Claim Processing Timeline:

  • Acknowledgment: Typically within 5-10 business days
  • Investigation: 30-90 days depending on complexity
  • Resolution: Varies by case (some settle quickly, others may take months)

Important: Most title insurance policies require you to notify the insurer as soon as you become aware of a potential claim. Delaying notification could jeopardize your coverage.

Are there alternatives to traditional title insurance?

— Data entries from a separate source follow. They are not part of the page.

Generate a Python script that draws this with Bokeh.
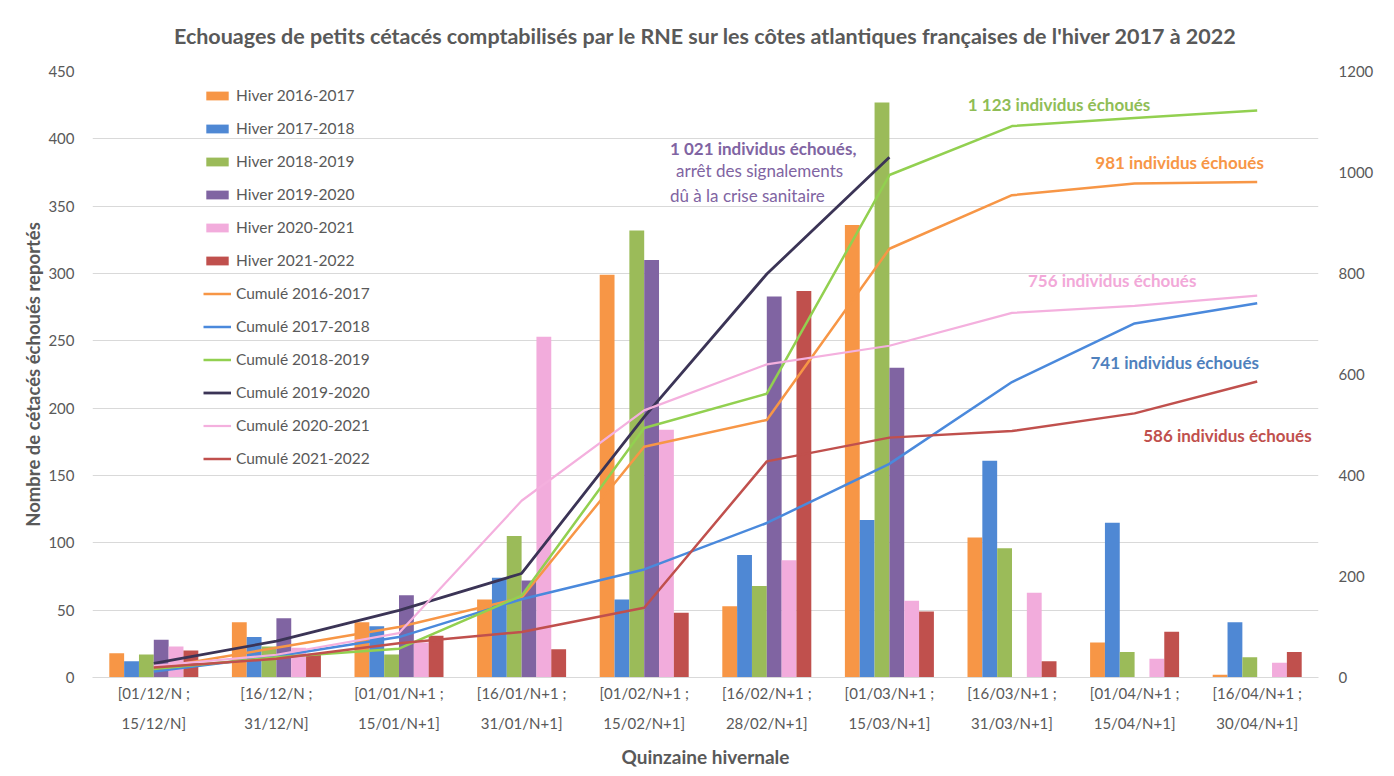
from bokeh.plotting import figure
from bokeh.models import (Range1d, LinearAxis, SingleIntervalTicker, Legend, LegendItem,
                          Label, ColumnDataSource, FactorRange)
from bokeh.transform import dodge
from bokeh.embed import file_html
from bokeh.resources import INLINE

# ---------------- data ----------------
title_text = ("Echouages de petits cétacés comptabilisés par le RNE sur les côtes "
              "atlantiques françaises de l'hiver 2017 à 2022")
categories = [
    "[01/12/N ;\n15/12/N]", "[16/12/N ;\n31/12/N]", "[01/01/N+1 ;\n15/01/N+1]",
    "[16/01/N+1 ;\n31/01/N+1]", "[01/02/N+1 ;\n15/02/N+1]", "[16/02/N+1 ;\n28/02/N+1]",
    "[01/03/N+1 ;\n15/03/N+1]", "[16/03/N+1 ;\n31/03/N+1]", "[01/04/N+1 ;\n15/04/N+1]",
    "[16/04/N+1 ;\n30/04/N+1]",
]
hiver_2016_2017 = [18, 41, 41, 58, 299, 53, 336, 104, 26, 2]
hiver_2017_2018 = [12, 30, 38, 74, 58, 91, 117, 161, 115, 41]
hiver_2018_2019 = [17, 23, 17, 105, 332, 68, 427, 96, 19, 15]
hiver_2019_2020 = [28, 44, 61, 72, 310, 283, 230, None, None, None]
hiver_2020_2021 = [23, 22, 26, 253, 184, 87, 57, 63, 14, 11]
hiver_2021_2022 = [20, 17, 31, 21, 48, 287, 49, 12, 34, 19]

cumul_2016_2017 = [18, 59, 100, 158, 457, 510, 849, 955, 978, 981]
cumul_2017_2018 = [12, 42, 80, 155, 214, 306, 423, 585, 701, 741]
cumul_2018_2019 = [17, 40, 57, 162, 494, 562, 995, 1092, 1108, 1123]
cumul_2019_2020 = [28, 72, 133, 206, 516, 799, 1030, None, None, None]
cumul_2020_2021 = [23, 45, 88, 350, 529, 620, 657, 722, 736, 756]
cumul_2021_2022 = [20, 37, 68, 90, 138, 428, 475, 488, 523, 586]

bar_names = ["Hiver 2016-2017", "Hiver 2017-2018", "Hiver 2018-2019",
             "Hiver 2019-2020", "Hiver 2020-2021", "Hiver 2021-2022"]
line_names = ["Cumulé 2016-2017", "Cumulé 2017-2018", "Cumulé 2018-2019",
              "Cumulé 2019-2020", "Cumulé 2020-2021", "Cumulé 2021-2022"]
bar_series = [hiver_2016_2017, hiver_2017_2018, hiver_2018_2019,
              hiver_2019_2020, hiver_2020_2021, hiver_2021_2022]
line_series = [cumul_2016_2017, cumul_2017_2018, cumul_2018_2019,
               cumul_2019_2020, cumul_2020_2021, cumul_2021_2022]

bar_colors = ["#f79646", "#4f88d4", "#9bbb59", "#8064a2", "#f2acdc", "#c0504d"]
line_colors = ["#f79646", "#4a89dc", "#92d050", "#3b3456", "#f4b0de", "#c0504d"]
line_widths = [2.5, 2.5, 2.5, 2.8, 2.2, 2.5]

annotations = [
    ("1 123 individus échoués", 7.14, 1135, "#8fbd56", "bold"),
    ("981 individus échoués", 8.18, 1020, "#f79646", "bold"),
    ("756 individus échoués", 7.63, 786, "#f2a8d8", "bold"),
    ("741 individus échoués", 8.14, 624, "#4f81bd", "bold"),
    ("586 individus échoués", 8.57, 479, "#c0504d", "bold"),
    ("1 021 individus échoués,", 4.71, 1048, "#8064a2", "bold"),
    ("arrêt des signalements", 4.76, 1004, "#8064a2", "normal"),
    ("dû à la crise sanitaire", 4.71, 955, "#8064a2", "normal"),
]

FONT = "Lato"
GREY = "#595959"

p = figure(x_range=FactorRange(*categories), y_range=Range1d(0, 450),
           frame_width=1226, frame_height=606,
           min_border_left=92, min_border_top=71, min_border_right=68, min_border_bottom=40,
           output_backend="svg", toolbar_location=None, title=title_text)
p.extra_y_ranges = {"right": Range1d(0, 1200)}

p.title.align = "center"
p.title.vertical_align = "top"
p.title.text_font = FONT
p.title.text_font_size = "21.5px"
p.title.text_font_style = "bold"
p.title.text_color = GREY
p.title.standoff = 42
p.title.offset = -10

p.outline_line_color = None
p.background_fill_color = "white"
p.border_fill_color = "white"
p.xgrid.grid_line_color = None
p.ygrid.grid_line_color = "#d9d9d9"
p.ygrid.ticker = SingleIntervalTicker(interval=50)

# left axis
ya = p.yaxis[0]
ya.ticker = SingleIntervalTicker(interval=50)
ya.axis_line_color = None
ya.major_tick_line_color = None
ya.minor_tick_line_color = None
ya.major_label_text_font = FONT
ya.major_label_text_font_size = "15px"
ya.major_label_text_color = GREY
ya.major_label_standoff = 12
ya.axis_label = "Nombre de cétacés échoués reportés"
ya.axis_label_text_font = FONT
ya.axis_label_text_font_size = "18.5px"
ya.axis_label_text_font_style = "bold"
ya.axis_label_text_color = GREY
ya.axis_label_standoff = 1

# right axis
ra = LinearAxis(y_range_name="right", ticker=SingleIntervalTicker(interval=200))
ra.axis_line_color = None
ra.major_tick_line_color = None
ra.minor_tick_line_color = None
ra.major_label_text_font = FONT
ra.major_label_text_font_size = "15px"
ra.major_label_text_color = GREY
ra.major_label_standoff = 14
p.add_layout(ra, "right")

# x axis
xa = p.xaxis[0]
xa.axis_line_color = "#d9d9d9"
xa.major_tick_line_color = None
xa.minor_tick_line_color = None
xa.major_label_text_font = FONT
xa.major_label_text_font_size = "15px"
xa.major_label_text_color = GREY
xa.major_label_text_line_height = 1.7
xa.major_label_standoff = 0
xa.axis_label = "Quinzaine hivernale"
xa.axis_label_text_font = FONT
xa.axis_label_text_font_size = "19px"
xa.axis_label_text_font_style = "bold"
xa.axis_label_text_color = GREY
xa.axis_label_standoff = 10

# bars
bw = 0.121
bar_renderers = []
for i, (vals, col) in enumerate(zip(bar_series, bar_colors)):
    xs = [c for c, v in zip(categories, vals) if v is not None]
    ys = [v for v in vals if v is not None]
    src = ColumnDataSource(dict(x=xs, top=ys))
    r = p.vbar(x=dodge("x", (i - 2.5) * bw, range=p.x_range), top="top", width=bw,
               source=src, fill_color=col, line_color=None)
    bar_renderers.append(r)

# cumulative lines
line_renderers = []
for vals, col, lw in zip(line_series, line_colors, line_widths):
    xs = [c for c, v in zip(categories, vals) if v is not None]
    ys = [v for v in vals if v is not None]
    src = ColumnDataSource(dict(x=xs, y=ys))
    r = p.line(x="x", y="y", source=src, y_range_name="right",
               line_color=col, line_width=lw)
    line_renderers.append(r)

# annotations
for txt, x, y, col, style in annotations:
    p.add_layout(Label(x=x, y=y, y_range_name="right", text=txt, text_color=col,
                       text_font=FONT, text_font_size="17px", text_font_style=style,
                       text_baseline="middle", text_align="left"))

# legend
items = [LegendItem(label=n, renderers=[r]) for n, r in zip(bar_names, bar_renderers)]
items += [LegendItem(label=n, renderers=[r]) for n, r in zip(line_names, line_renderers)]
legend = Legend(items=items, location=(111, 209), orientation="vertical",
                label_text_font=FONT, label_text_font_size="15.5px", label_text_color=GREY,
                glyph_width=28, glyph_height=11, label_height=20, label_standoff=5,
                spacing=13, padding=0, margin=0,
                border_line_color=None, background_fill_alpha=0)
p.add_layout(legend)

open("out.html", "w").write(file_html(p, INLINE))
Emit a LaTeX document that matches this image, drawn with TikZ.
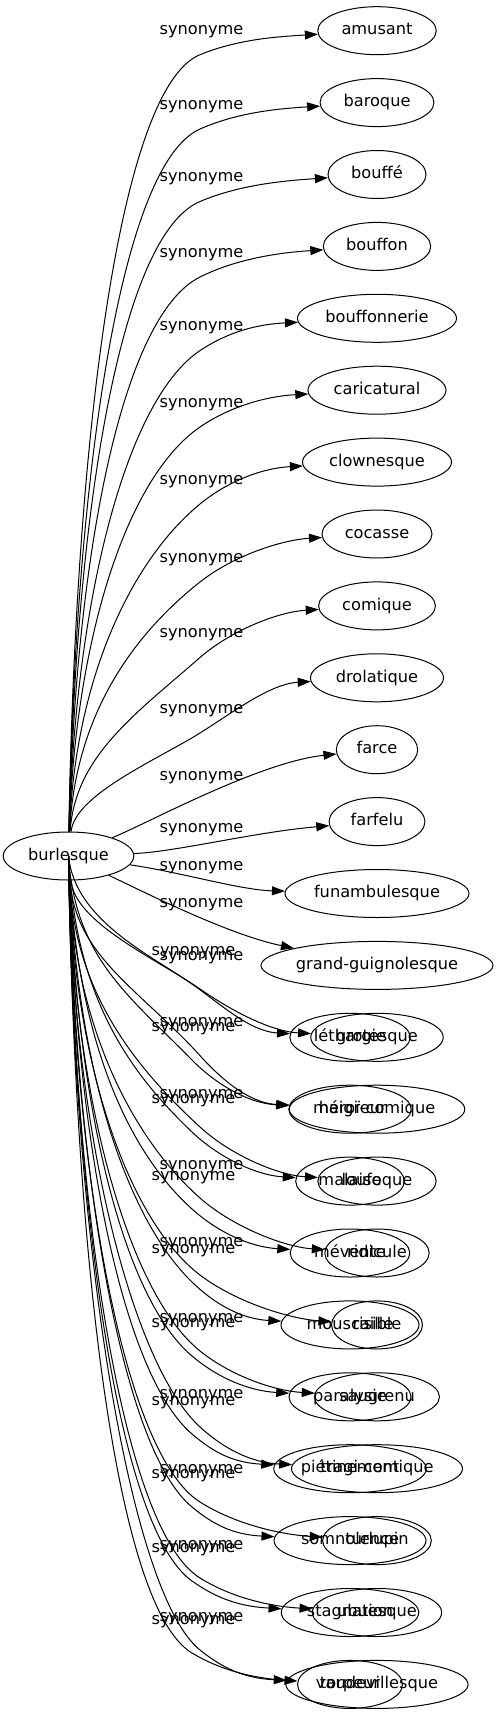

While traditional title insurance is the standard, there are some alternatives to consider:

1. Attorney Opinion Letters

  • Some states allow real estate attorneys to provide title opinions instead of insurance
  • Pros: Often cheaper than title insurance
  • Cons:
    • Limited protection (only covers attorney’s negligence)
    • No coverage for hidden defects
    • Not accepted by most lenders
  • States: Primarily used in Iowa and some eastern states

2. Torens Title System

  • Government-guaranteed title system used in some counties
  • Pros:
    • Government-backed title guarantee
    • Potentially lower costs
  • Cons:
    • Only available in specific counties
    • Complex registration process
    • Limited to certain property types
  • Locations: Parts of Minnesota, Massachusetts, and other states

3. Self-Insurance

  • Some cash buyers choose to forgo title insurance
  • Pros: Saves the insurance premium
  • Cons:
    • Full financial risk for any title defects
    • Potential loss of entire property value
    • Difficulty selling property without clear title
  • Best For: Only experienced investors with thorough title search capabilities

4. Hybrid Models

  • Some companies offer “title protection plans” that combine elements of insurance and warranty
  • Features:
    • Lower upfront cost than traditional insurance
    • May cover specific risks but not comprehensive
    • Often has time limitations
  • Providers: Various startups in competitive states

Expert Recommendation:

For most homebuyers, traditional title insurance remains the safest option. The one-time premium (typically 0.5-1% of property value) provides comprehensive protection against potentially catastrophic financial losses from title defects.